Goal: Without the pictures, repeat the listing character for character.

********************

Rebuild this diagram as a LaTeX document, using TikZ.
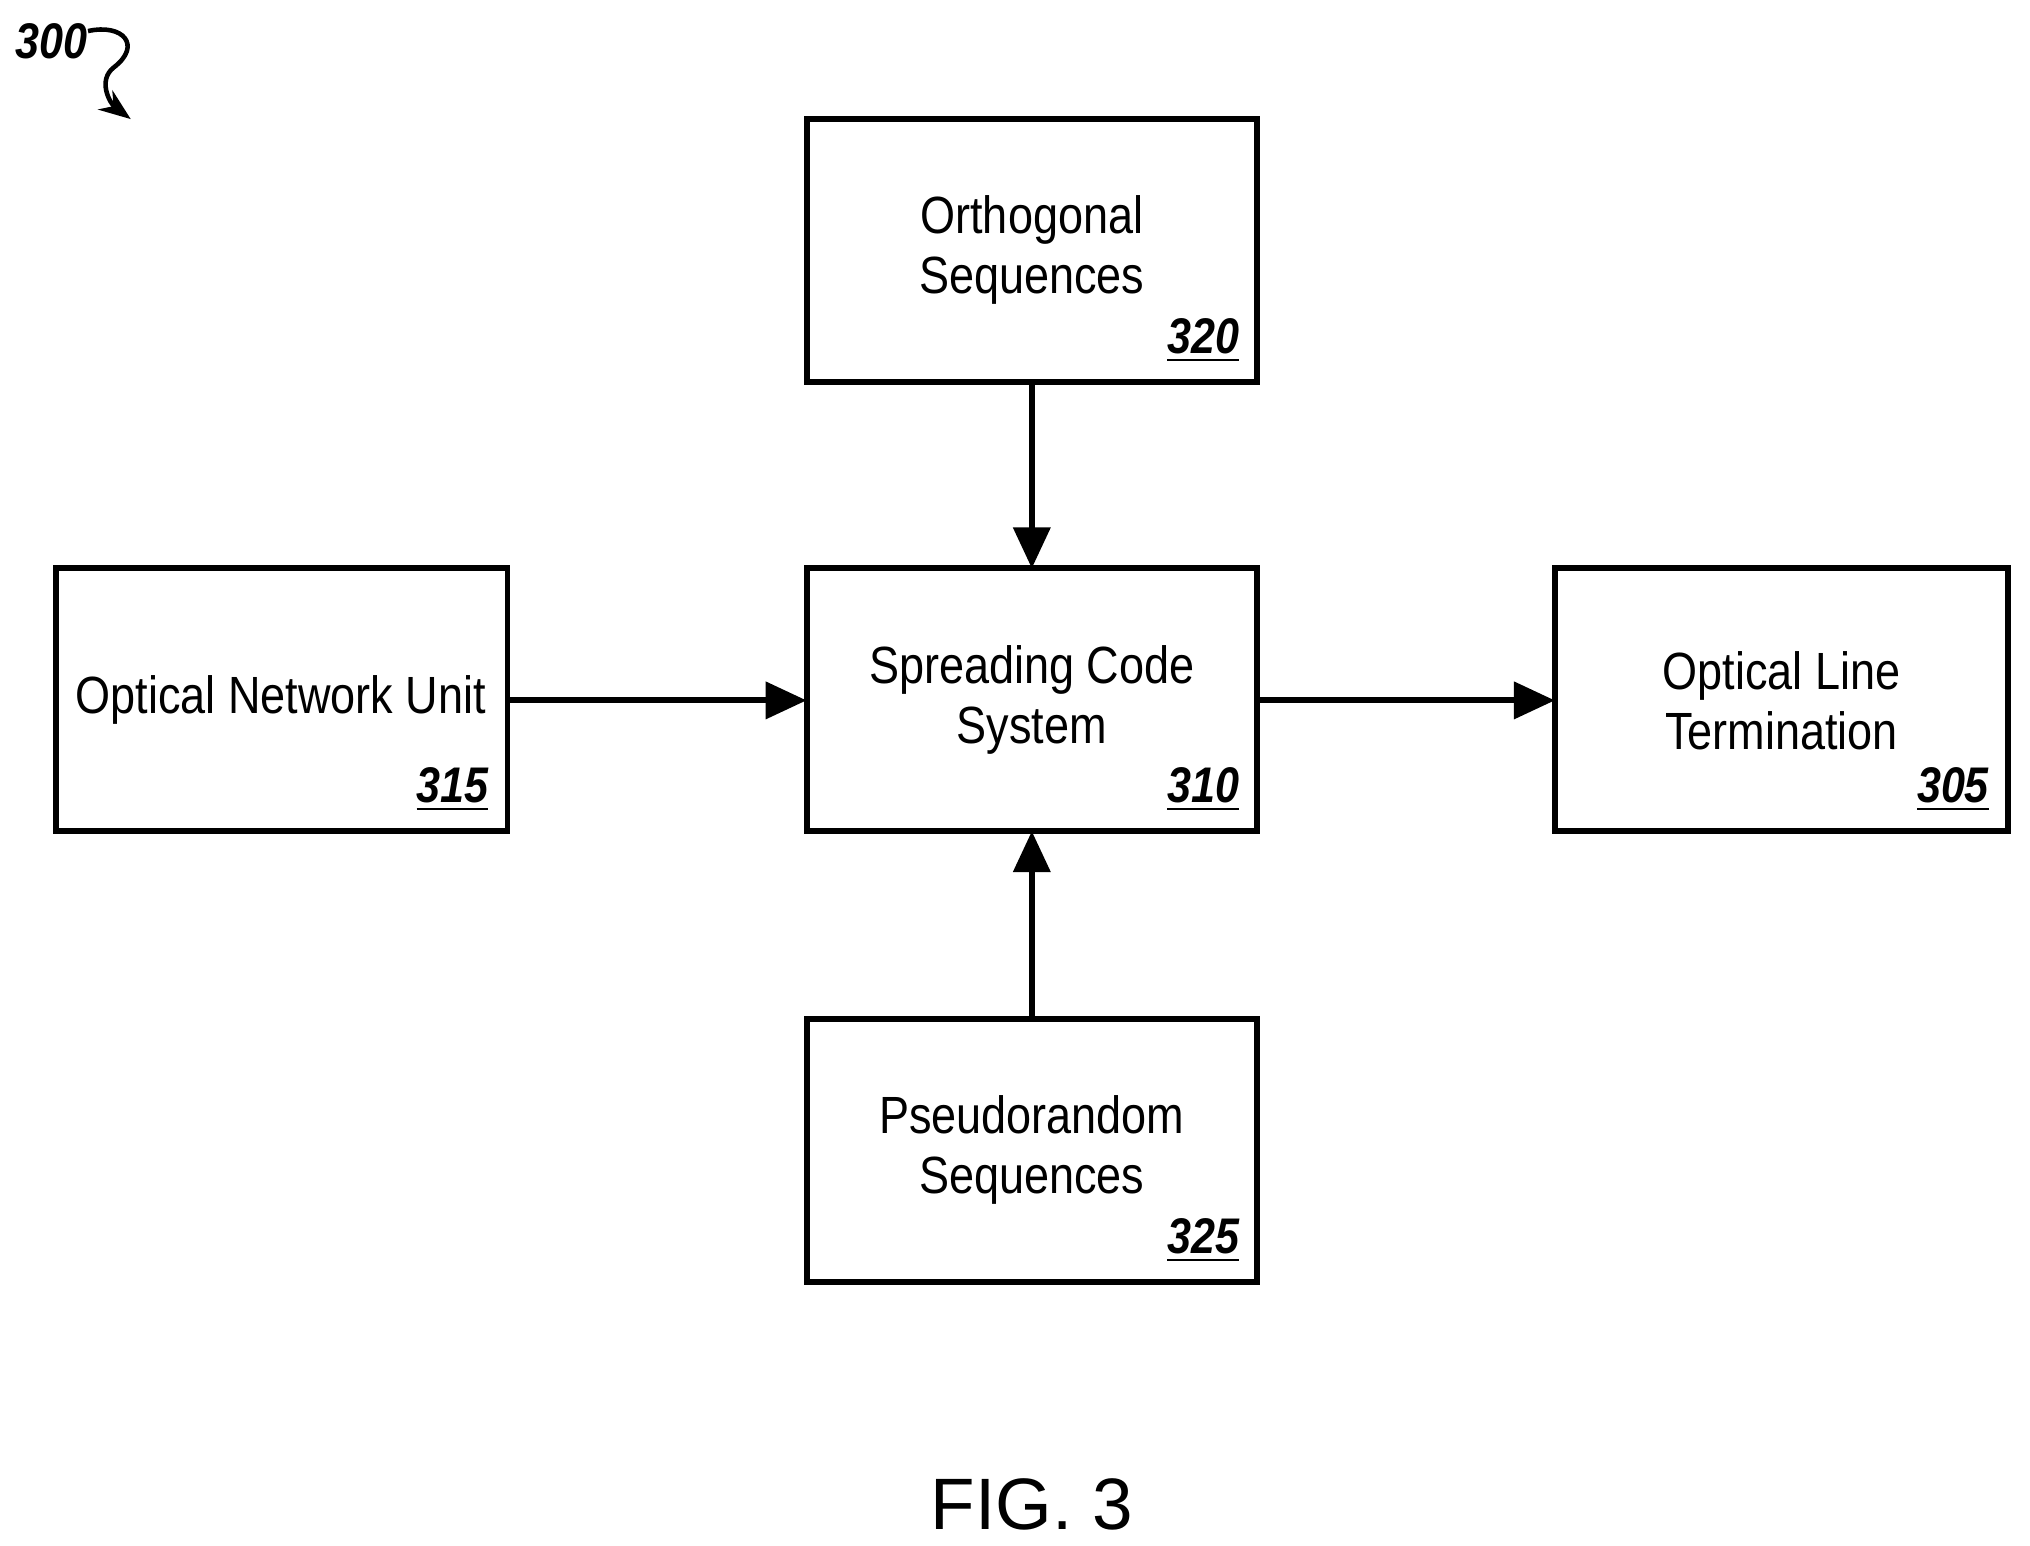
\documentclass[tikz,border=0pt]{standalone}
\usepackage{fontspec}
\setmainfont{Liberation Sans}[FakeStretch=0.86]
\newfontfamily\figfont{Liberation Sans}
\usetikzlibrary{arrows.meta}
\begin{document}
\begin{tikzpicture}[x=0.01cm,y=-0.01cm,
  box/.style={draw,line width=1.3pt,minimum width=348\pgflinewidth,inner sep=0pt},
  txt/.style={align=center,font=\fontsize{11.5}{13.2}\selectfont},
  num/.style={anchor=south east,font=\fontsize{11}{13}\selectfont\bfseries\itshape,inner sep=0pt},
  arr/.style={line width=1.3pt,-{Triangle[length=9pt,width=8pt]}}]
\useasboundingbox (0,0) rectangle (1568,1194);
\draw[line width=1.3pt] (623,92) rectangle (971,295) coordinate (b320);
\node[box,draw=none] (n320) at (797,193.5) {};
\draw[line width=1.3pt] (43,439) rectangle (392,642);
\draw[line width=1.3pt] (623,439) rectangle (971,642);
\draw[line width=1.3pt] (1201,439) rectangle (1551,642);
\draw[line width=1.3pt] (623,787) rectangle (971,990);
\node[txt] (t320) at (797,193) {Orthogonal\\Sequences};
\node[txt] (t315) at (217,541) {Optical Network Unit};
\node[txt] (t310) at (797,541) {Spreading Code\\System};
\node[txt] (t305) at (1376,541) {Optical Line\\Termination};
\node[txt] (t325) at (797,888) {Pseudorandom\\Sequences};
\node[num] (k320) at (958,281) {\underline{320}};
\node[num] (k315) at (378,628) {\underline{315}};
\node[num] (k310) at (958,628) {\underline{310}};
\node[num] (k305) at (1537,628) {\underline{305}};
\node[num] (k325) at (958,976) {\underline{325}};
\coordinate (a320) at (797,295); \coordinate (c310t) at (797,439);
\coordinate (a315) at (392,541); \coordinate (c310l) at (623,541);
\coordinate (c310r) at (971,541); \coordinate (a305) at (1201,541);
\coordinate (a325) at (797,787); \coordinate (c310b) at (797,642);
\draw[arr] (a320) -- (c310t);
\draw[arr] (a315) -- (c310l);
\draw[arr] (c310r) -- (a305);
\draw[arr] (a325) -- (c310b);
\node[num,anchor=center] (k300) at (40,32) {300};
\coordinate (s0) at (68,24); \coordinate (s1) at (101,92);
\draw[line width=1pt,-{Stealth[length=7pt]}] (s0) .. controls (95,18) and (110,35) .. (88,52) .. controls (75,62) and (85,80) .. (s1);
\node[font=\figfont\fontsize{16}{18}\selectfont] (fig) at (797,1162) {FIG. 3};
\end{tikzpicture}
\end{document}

********************

Solution to this problem:
Rebuild this diagram as a LaTeX document, using TikZ.
\documentclass[tikz,border=0pt]{standalone}
\usepackage{fontspec}
\setmainfont{Liberation Sans}[FakeStretch=0.86]
\newfontfamily\figfont{Liberation Sans}
\usetikzlibrary{arrows.meta}
\begin{document}
\begin{tikzpicture}[x=0.01cm,y=-0.01cm,
  box/.style={draw,line width=1.3pt,minimum width=348\pgflinewidth,inner sep=0pt},
  txt/.style={align=center,font=\fontsize{11.5}{13.2}\selectfont},
  num/.style={anchor=south east,font=\fontsize{11}{13}\selectfont\bfseries\itshape,inner sep=0pt},
  arr/.style={line width=1.3pt,-{Triangle[length=9pt,width=8pt]}}]
\useasboundingbox (0,0) rectangle (1568,1194);
\draw[line width=1.3pt] (623,92) rectangle (971,295) coordinate (b320);
\node[box,draw=none] (n320) at (797,193.5) {};
\draw[line width=1.3pt] (43,439) rectangle (392,642);
\draw[line width=1.3pt] (623,439) rectangle (971,642);
\draw[line width=1.3pt] (1201,439) rectangle (1551,642);
\draw[line width=1.3pt] (623,787) rectangle (971,990);
\node[txt] (t320) at (797,193) {Orthogonal\\Sequences};
\node[txt] (t315) at (217,541) {Optical Network Unit};
\node[txt] (t310) at (797,541) {Spreading Code\\System};
\node[txt] (t305) at (1376,541) {Optical Line\\Termination};
\node[txt] (t325) at (797,888) {Pseudorandom\\Sequences};
\node[num] (k320) at (958,281) {\underline{320}};
\node[num] (k315) at (378,628) {\underline{315}};
\node[num] (k310) at (958,628) {\underline{310}};
\node[num] (k305) at (1537,628) {\underline{305}};
\node[num] (k325) at (958,976) {\underline{325}};
\coordinate (a320) at (797,295); \coordinate (c310t) at (797,439);
\coordinate (a315) at (392,541); \coordinate (c310l) at (623,541);
\coordinate (c310r) at (971,541); \coordinate (a305) at (1201,541);
\coordinate (a325) at (797,787); \coordinate (c310b) at (797,642);
\draw[arr] (a320) -- (c310t);
\draw[arr] (a315) -- (c310l);
\draw[arr] (c310r) -- (a305);
\draw[arr] (a325) -- (c310b);
\node[num,anchor=center] (k300) at (40,32) {300};
\coordinate (s0) at (68,24); \coordinate (s1) at (101,92);
\draw[line width=1pt,-{Stealth[length=7pt]}] (s0) .. controls (95,18) and (110,35) .. (88,52) .. controls (75,62) and (85,80) .. (s1);
\node[font=\figfont\fontsize{16}{18}\selectfont] (fig) at (797,1162) {FIG. 3};
\end{tikzpicture}
\end{document}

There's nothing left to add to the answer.